(Entries with chart source code)
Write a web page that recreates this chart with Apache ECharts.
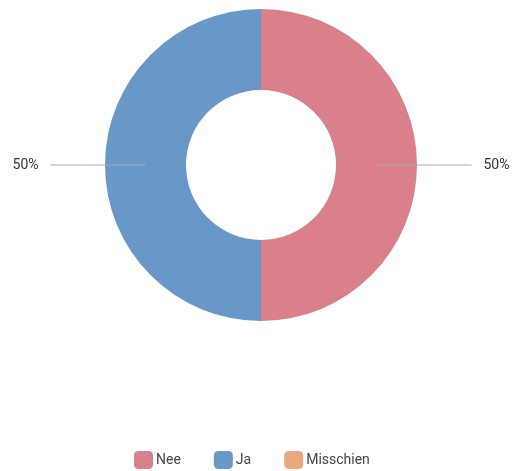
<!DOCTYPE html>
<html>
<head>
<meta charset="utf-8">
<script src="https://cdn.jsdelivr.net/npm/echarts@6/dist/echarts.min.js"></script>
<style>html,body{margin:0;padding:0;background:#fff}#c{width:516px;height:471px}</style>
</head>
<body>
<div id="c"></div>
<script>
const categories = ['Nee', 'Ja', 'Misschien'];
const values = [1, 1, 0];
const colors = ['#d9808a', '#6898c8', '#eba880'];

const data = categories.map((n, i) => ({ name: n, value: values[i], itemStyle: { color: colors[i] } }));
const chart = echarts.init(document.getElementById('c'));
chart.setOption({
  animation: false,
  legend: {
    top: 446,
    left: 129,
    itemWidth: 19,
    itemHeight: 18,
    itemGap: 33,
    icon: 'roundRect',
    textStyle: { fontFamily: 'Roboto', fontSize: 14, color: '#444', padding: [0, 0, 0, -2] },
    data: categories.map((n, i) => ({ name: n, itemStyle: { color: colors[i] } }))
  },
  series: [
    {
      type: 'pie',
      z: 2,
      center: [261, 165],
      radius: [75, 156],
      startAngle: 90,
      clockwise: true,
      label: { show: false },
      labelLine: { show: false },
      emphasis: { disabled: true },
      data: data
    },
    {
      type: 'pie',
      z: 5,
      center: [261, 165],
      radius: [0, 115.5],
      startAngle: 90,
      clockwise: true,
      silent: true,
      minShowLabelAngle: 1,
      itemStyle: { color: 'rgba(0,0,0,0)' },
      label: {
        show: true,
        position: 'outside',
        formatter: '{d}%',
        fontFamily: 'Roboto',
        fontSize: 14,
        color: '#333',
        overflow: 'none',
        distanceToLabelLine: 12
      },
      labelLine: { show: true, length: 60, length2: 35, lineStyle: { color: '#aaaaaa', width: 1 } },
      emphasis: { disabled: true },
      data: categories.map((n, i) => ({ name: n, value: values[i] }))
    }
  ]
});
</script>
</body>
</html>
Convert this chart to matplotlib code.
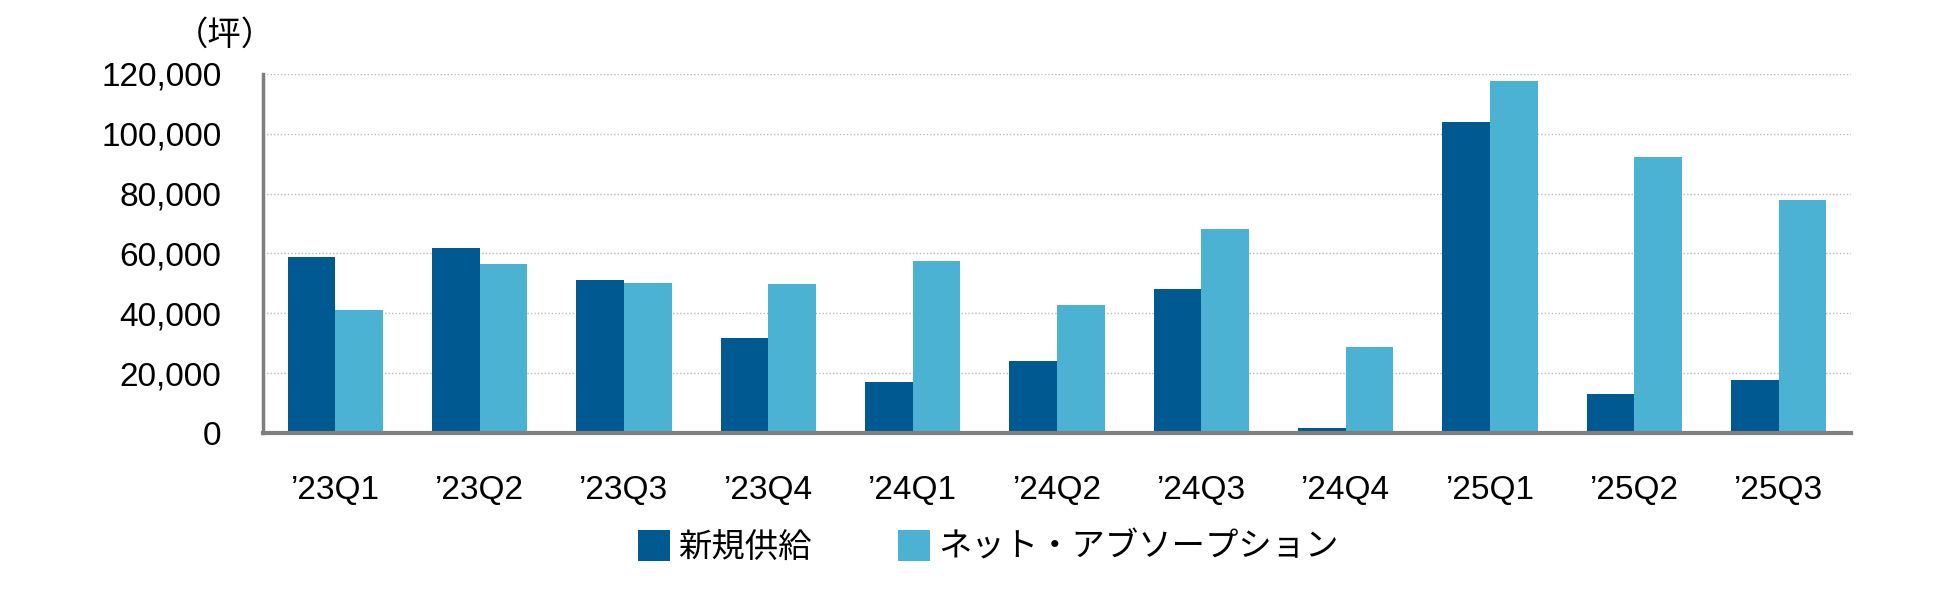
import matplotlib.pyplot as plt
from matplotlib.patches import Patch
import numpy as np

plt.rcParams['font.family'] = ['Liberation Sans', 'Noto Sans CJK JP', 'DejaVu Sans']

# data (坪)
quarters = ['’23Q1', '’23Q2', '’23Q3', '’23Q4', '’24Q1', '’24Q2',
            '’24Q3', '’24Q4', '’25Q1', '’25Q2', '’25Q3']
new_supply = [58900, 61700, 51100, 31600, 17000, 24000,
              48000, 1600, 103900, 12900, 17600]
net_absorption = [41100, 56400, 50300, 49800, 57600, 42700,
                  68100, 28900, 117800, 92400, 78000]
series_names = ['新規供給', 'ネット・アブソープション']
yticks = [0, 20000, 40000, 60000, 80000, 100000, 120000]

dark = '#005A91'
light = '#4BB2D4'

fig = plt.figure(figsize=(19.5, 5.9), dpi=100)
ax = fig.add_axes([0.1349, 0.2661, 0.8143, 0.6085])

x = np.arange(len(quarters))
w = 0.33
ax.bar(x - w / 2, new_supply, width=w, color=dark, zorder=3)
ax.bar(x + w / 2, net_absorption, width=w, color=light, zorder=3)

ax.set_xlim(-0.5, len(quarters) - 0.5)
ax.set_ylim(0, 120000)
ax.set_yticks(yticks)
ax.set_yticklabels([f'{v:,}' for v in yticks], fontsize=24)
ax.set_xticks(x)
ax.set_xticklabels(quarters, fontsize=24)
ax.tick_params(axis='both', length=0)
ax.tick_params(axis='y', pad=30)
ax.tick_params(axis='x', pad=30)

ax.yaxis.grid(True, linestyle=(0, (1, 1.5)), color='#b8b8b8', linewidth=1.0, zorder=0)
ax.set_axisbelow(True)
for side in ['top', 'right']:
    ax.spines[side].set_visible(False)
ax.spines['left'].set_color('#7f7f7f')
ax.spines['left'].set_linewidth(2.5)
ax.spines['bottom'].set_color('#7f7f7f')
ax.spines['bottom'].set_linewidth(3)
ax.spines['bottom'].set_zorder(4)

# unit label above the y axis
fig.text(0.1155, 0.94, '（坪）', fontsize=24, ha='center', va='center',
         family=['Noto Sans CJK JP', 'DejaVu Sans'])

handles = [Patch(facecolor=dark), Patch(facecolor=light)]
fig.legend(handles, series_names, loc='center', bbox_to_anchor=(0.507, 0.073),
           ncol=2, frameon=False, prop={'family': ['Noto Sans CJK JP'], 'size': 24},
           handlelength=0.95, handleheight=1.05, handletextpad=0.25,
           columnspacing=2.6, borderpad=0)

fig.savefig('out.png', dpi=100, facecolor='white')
---
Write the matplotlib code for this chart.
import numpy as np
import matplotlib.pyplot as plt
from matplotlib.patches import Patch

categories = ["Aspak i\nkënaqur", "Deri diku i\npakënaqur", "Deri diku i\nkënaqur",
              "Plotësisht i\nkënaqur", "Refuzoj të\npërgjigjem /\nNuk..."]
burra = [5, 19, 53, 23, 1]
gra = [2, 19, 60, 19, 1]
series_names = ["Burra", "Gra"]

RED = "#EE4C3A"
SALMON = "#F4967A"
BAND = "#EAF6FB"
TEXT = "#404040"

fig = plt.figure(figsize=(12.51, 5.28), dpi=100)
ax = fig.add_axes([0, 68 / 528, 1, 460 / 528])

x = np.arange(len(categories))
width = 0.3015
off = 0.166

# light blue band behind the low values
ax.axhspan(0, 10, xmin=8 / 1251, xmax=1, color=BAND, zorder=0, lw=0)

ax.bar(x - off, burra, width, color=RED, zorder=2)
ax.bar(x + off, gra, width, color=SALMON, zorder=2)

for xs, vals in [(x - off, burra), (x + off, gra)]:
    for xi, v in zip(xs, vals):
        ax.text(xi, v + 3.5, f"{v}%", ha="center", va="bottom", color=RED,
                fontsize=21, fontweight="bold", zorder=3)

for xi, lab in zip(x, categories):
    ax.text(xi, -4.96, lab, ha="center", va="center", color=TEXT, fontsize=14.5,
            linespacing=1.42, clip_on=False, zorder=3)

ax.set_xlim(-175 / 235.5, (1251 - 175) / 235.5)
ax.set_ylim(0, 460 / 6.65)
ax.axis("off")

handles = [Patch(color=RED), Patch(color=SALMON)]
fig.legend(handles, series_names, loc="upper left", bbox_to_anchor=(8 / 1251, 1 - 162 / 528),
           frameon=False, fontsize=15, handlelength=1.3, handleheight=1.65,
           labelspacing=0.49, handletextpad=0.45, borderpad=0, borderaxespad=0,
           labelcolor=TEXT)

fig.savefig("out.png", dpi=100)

# Your objective
Copy the listing above exactly, but only from the line with "Write a web" through the line with "const colors = ['#d9808a', '#6898c8', '#eba880'];", including those two lines and excluding any picture.

# Full solution
Write a web page that recreates this chart with Apache ECharts.
<!DOCTYPE html>
<html>
<head>
<meta charset="utf-8">
<script src="https://cdn.jsdelivr.net/npm/echarts@6/dist/echarts.min.js"></script>
<style>html,body{margin:0;padding:0;background:#fff}#c{width:516px;height:471px}</style>
</head>
<body>
<div id="c"></div>
<script>
const categories = ['Nee', 'Ja', 'Misschien'];
const values = [1, 1, 0];
const colors = ['#d9808a', '#6898c8', '#eba880'];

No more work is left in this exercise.